___ Dataset
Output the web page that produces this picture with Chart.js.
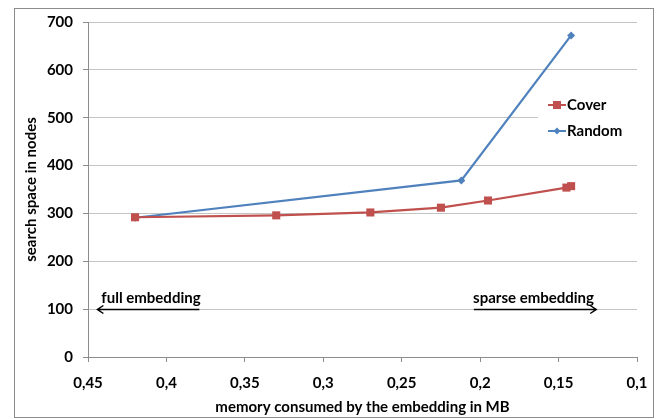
<!DOCTYPE html>
<html lang="en">

<head>
  <meta charset="UTF-8">
  <title>Search space vs memory</title>
  <style>
    html,
    body {
      margin: 0;
      padding: 0;
      background: #fff;
    }

    #myChart {
      display: block;
      width: 660px;
      height: 419px;
    }
  </style>
</head>

<body>
  <canvas id="myChart" width="660" height="419"></canvas>
  <script src="https://cdn.jsdelivr.net/npm/chart.js@4/dist/chart.umd.min.js"></script>
  <script>
    // memory (MB) on x, search space on y
    const coverMemory = [0.42, 0.33, 0.27, 0.225, 0.195, 0.145, 0.142]
    const coverSearch = [292, 296, 302, 312, 327, 354, 357]
    const randomMemory = [0.42, 0.212, 0.142]
    const randomSearch = [291, 369, 672]

    const xTicks = [0.45, 0.4, 0.35, 0.3, 0.25, 0.2, 0.15, 0.1]
    const yTicks = [0, 100, 200, 300, 400, 500, 600, 700]

    // arrows under the plot: [label, text start x, arrow from x, arrow to x]
    const arrowNotes = [
      ['full embedding', 0.4415, 0.379, 0.444],
      ['sparse embedding', 0.2045, 0.204, 0.126]
    ]
    const arrowLevel = 100
    const noteLevel = 113

    const red = '#C0504D'
    const blue = '#4F81BD'
    const fontFamily = 'Lato, "Liberation Sans", sans-serif'
    const textSize = 15

    const toPoints = (xs, ys) => xs.map((x, i) => ({ x: x, y: ys[i] }))
    const fmt = v => String(+v.toFixed(2)).replace('.', ',')

    Chart.defaults.font.family = fontFamily
    Chart.defaults.color = '#000'

    const frame = {
      id: 'frame',
      beforeDraw(chart) {
        const ctx = chart.ctx
        ctx.save()
        ctx.fillStyle = '#fff'
        ctx.fillRect(0, 0, chart.width, chart.height)
        ctx.strokeStyle = '#8c8c8c'
        ctx.lineWidth = 1
        ctx.strokeRect(14.5, 8.5, 639, 409)
        ctx.restore()
      }
    }

    const notes = {
      id: 'notes',
      beforeDatasetsDraw(chart) {
        // white patch behind the legend
        const ctx = chart.ctx
        ctx.save()
        ctx.fillStyle = '#fff'
        ctx.fillRect(538, 92, chart.chartArea.right - 538, 52)
        ctx.restore()
      },
      afterDraw(chart) {
        const ctx = chart.ctx
        const x = chart.scales.x
        const y = chart.scales.y
        ctx.save()
        ctx.font = 'bold ' + textSize + 'px ' + fontFamily
        ctx.fillStyle = '#000'
        ctx.strokeStyle = '#000'
        ctx.lineWidth = 1.5
        ctx.textBaseline = 'alphabetic'
        const ay = Math.round(y.getPixelForValue(arrowLevel)) + 0.5
        arrowNotes.forEach(([label, tx, from, to]) => {
          ctx.fillText(label, x.getPixelForValue(tx), y.getPixelForValue(noteLevel))
          const x0 = x.getPixelForValue(from)
          const x1 = x.getPixelForValue(to)
          const dir = x1 > x0 ? 1 : -1
          ctx.beginPath()
          ctx.moveTo(x0, ay)
          ctx.lineTo(x1, ay)
          ctx.moveTo(x1 - dir * 6, ay - 4)
          ctx.lineTo(x1, ay)
          ctx.lineTo(x1 - dir * 6, ay + 4)
          ctx.stroke()
        })

        // legend
        ctx.textBaseline = 'middle'
        chart.data.datasets.forEach((ds, i) => {
          const ly = 105 + i * 26
          ctx.strokeStyle = ds.borderColor
          ctx.lineWidth = 2
          ctx.beginPath()
          ctx.moveTo(548, ly)
          ctx.lineTo(566, ly)
          ctx.stroke()
          ctx.fillStyle = ds.backgroundColor
          if (ds.pointStyle === 'rect') {
            ctx.fillRect(553, ly - 4, 8, 8)
          } else {
            ctx.beginPath()
            ctx.moveTo(557, ly - 3.5)
            ctx.lineTo(560.5, ly)
            ctx.lineTo(557, ly + 3.5)
            ctx.lineTo(553.5, ly)
            ctx.closePath()
            ctx.fill()
          }
          ctx.fillStyle = '#000'
          ctx.fillText(ds.label, 567, ly)
        })
        ctx.restore()
      }
    }

    function drawChart() {
      const context = document.querySelector('#myChart').getContext('2d')
      new Chart(context, {
        type: 'scatter',
        data: {
          datasets: [
            {
              label: 'Cover',
              data: toPoints(coverMemory, coverSearch),
              showLine: true,
              borderColor: red,
              backgroundColor: red,
              borderWidth: 2.2,
              pointStyle: 'rect',
              pointRadius: 5.7,
              pointBorderWidth: 0
            },
            {
              label: 'Random',
              data: toPoints(randomMemory, randomSearch),
              showLine: true,
              borderColor: blue,
              backgroundColor: blue,
              borderWidth: 2.2,
              pointStyle: 'rectRot',
              pointRadius: 4,
              pointBorderWidth: 0
            }
          ]
        },
        options: {
          responsive: false,
          animation: false,
          layout: { padding: { left: 0, top: 22, right: 23, bottom: 0 } },
          plugins: {
            legend: { display: false },
            tooltip: { enabled: false }
          },
          scales: {
            x: {
              type: 'linear',
              reverse: true,
              min: xTicks[xTicks.length - 1],
              max: xTicks[0],
              afterBuildTicks: scale => { scale.ticks = xTicks.map(v => ({ value: v })) },
              afterFit: scale => { scale.height = 62 },
              ticks: {
                padding: 12,
                maxRotation: 0,
                font: { size: textSize, weight: 'bold' },
                callback: v => fmt(v)
              },
              grid: {
                drawOnChartArea: false,
                drawTicks: true,
                tickLength: 5,
                color: '#8c8c8c'
              },
              border: { color: '#8c8c8c' },
              title: {
                display: true,
                text: 'memory consumed by the embedding in MB',
                font: { size: textSize, weight: 'bold' },
                padding: { top: 0, bottom: 3 }
              }
            },
            y: {
              min: yTicks[0],
              max: yTicks[yTicks.length - 1],
              afterBuildTicks: scale => { scale.ticks = yTicks.map(v => ({ value: v })) },
              afterFit: scale => { scale.width = 88 },
              ticks: {
                padding: 10,
                font: { size: textSize, weight: 'bold' }
              },
              grid: {
                color: '#c4c4c4',
                tickLength: 5,
                tickColor: '#8c8c8c'
              },
              border: { color: '#8c8c8c' },
              title: {
                display: true,
                text: 'search space in nodes',
                font: { size: textSize, weight: 'bold' },
                padding: { top: 22, bottom: 0 }
              }
            }
          }
        },
        plugins: [frame, notes]
      })
    }

    window.onload = drawChart
  </script>
</body>

</html>
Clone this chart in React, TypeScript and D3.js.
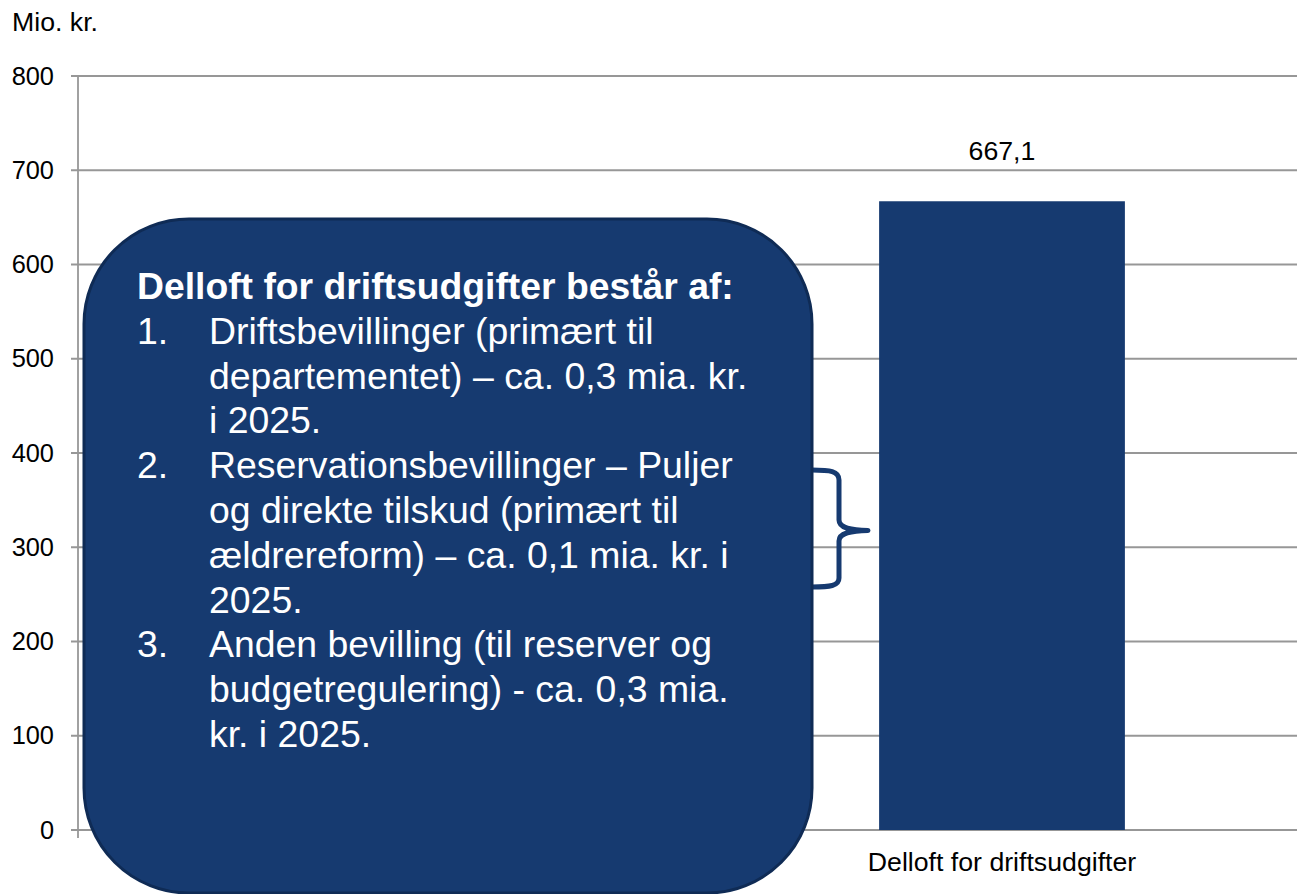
import React from 'react';
import * as d3 from 'd3';

const categories = ['Delloft for driftsudgifter'];
const values = [667.1];
const valueLabels = ['667,1'];
const yTicks = [0, 100, 200, 300, 400, 500, 600, 700, 800];
const unitLabel = 'Mio. kr.';

const boxTitle = 'Delloft for driftsudgifter består af:';
const boxItems = [
  { num: '1.', lines: ['Driftsbevillinger (primært til', 'departementet) – ca. 0,3 mia. kr.', 'i 2025.'] },
  { num: '2.', lines: ['Reservationsbevillinger – Puljer', 'og direkte tilskud (primært til', 'ældrereform) – ca. 0,1 mia. kr. i', '2025.'] },
  { num: '3.', lines: ['Anden bevilling (til reserver og', 'budgetregulering) - ca. 0,3 mia.', 'kr. i 2025.'] },
];

const W = 1297;
const H = 894;
const font = 'Arial, "Liberation Sans", sans-serif';
const navy = '#163a70';
const grid = '#979797';

const App = () => {
  const left = 78;
  const top = 76;
  const bottom = 830;

  const y = d3.scaleLinear().domain([0, 800]).range([bottom, top]);
  // plot area runs past the right edge of the picture
  const x = d3.scaleBand<string>()
    .domain(categories)
    .range([left, 1926])
    .paddingInner(0.867)
    .paddingOuter(0.4335);

  // text lines inside the callout, evenly spaced
  const lineH = 44.8;
  let cy = 299;
  const rows: { num?: string; text: string; y: number }[] = [];
  boxItems.forEach(it => {
    it.lines.forEach((t, j) => {
      cy += lineH;
      rows.push({ num: j === 0 ? it.num : undefined, text: t, y: cy });
    });
  });

  const brace = 'M812,470 C830,470 839,471 839,480 L839,520 C839,528 850,530 868,530.5 C850,531 839,533 839,541 L839,578 C839,586 830,587 812,587';

  return (
    <svg width={W} height={H} style={{ position: 'absolute', left: 0, top: 0 }} fontFamily={font}>
      <rect width={W} height={H} fill="#fff" />
      <text x={12} y={31} fontSize={26.7}>{unitLabel}</text>

      {yTicks.map(t => (
        <g key={t}>
          <line x1={left - 7} x2={W} y1={y(t)} y2={y(t)} stroke={grid} strokeWidth={1.8} />
          <text x={54} y={y(t) + 8.5} fontSize={25.4} textAnchor="end">{t}</text>
        </g>
      ))}
      <line x1={left} x2={left} y1={top} y2={bottom + 8} stroke={grid} strokeWidth={1.8} />

      {categories.map((c, i) => (
        <g key={c}>
          <rect x={x(c)} y={y(values[i])} width={x.bandwidth()} height={y(0) - y(values[i])} fill={navy} />
          <text x={x(c)! + x.bandwidth() / 2} y={y(values[i]) - 41} fontSize={26.7} textAnchor="middle">{valueLabels[i]}</text>
          <text x={x(c)! + x.bandwidth() / 2} y={bottom + 41} fontSize={26.7} textAnchor="middle">{c}</text>
        </g>
      ))}

      <path d={brace} fill="none" stroke={navy} strokeWidth={5} strokeLinecap="round" strokeLinejoin="round" />

      <rect x={84} y={219} width={728} height={674} rx={105} ry={105} fill={navy} stroke="#0f2b55" strokeWidth={3} />
      <text x={137} y={299} fontSize={37.3} fontWeight="bold" fill="#fff">{boxTitle}</text>
      {rows.map((r, i) => (
        <g key={i} fill="#fff" fontSize={37.4}>
          {r.num && <text x={137} y={r.y}>{r.num}</text>}
          <text x={209} y={r.y}>{r.text}</text>
        </g>
      ))}
    </svg>
  );
};

export default App;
______
Goal: From the opening line of the entries above to the line containing "const yTicks = [0, 100, 200, 300, 400, 500, 600, 700]", please transcribe each line exactly, skipping every picture.

Result for this task:
Output the web page that produces this picture with Chart.js.
<!DOCTYPE html>
<html lang="en">

<head>
  <meta charset="UTF-8">
  <title>Search space vs memory</title>
  <style>
    html,
    body {
      margin: 0;
      padding: 0;
      background: #fff;
    }

    #myChart {
      display: block;
      width: 660px;
      height: 419px;
    }
  </style>
</head>

<body>
  <canvas id="myChart" width="660" height="419"></canvas>
  <script src="https://cdn.jsdelivr.net/npm/chart.js@4/dist/chart.umd.min.js"></script>
  <script>
    // memory (MB) on x, search space on y
    const coverMemory = [0.42, 0.33, 0.27, 0.225, 0.195, 0.145, 0.142]
    const coverSearch = [292, 296, 302, 312, 327, 354, 357]
    const randomMemory = [0.42, 0.212, 0.142]
    const randomSearch = [291, 369, 672]

    const xTicks = [0.45, 0.4, 0.35, 0.3, 0.25, 0.2, 0.15, 0.1]
    const yTicks = [0, 100, 200, 300, 400, 500, 600, 700]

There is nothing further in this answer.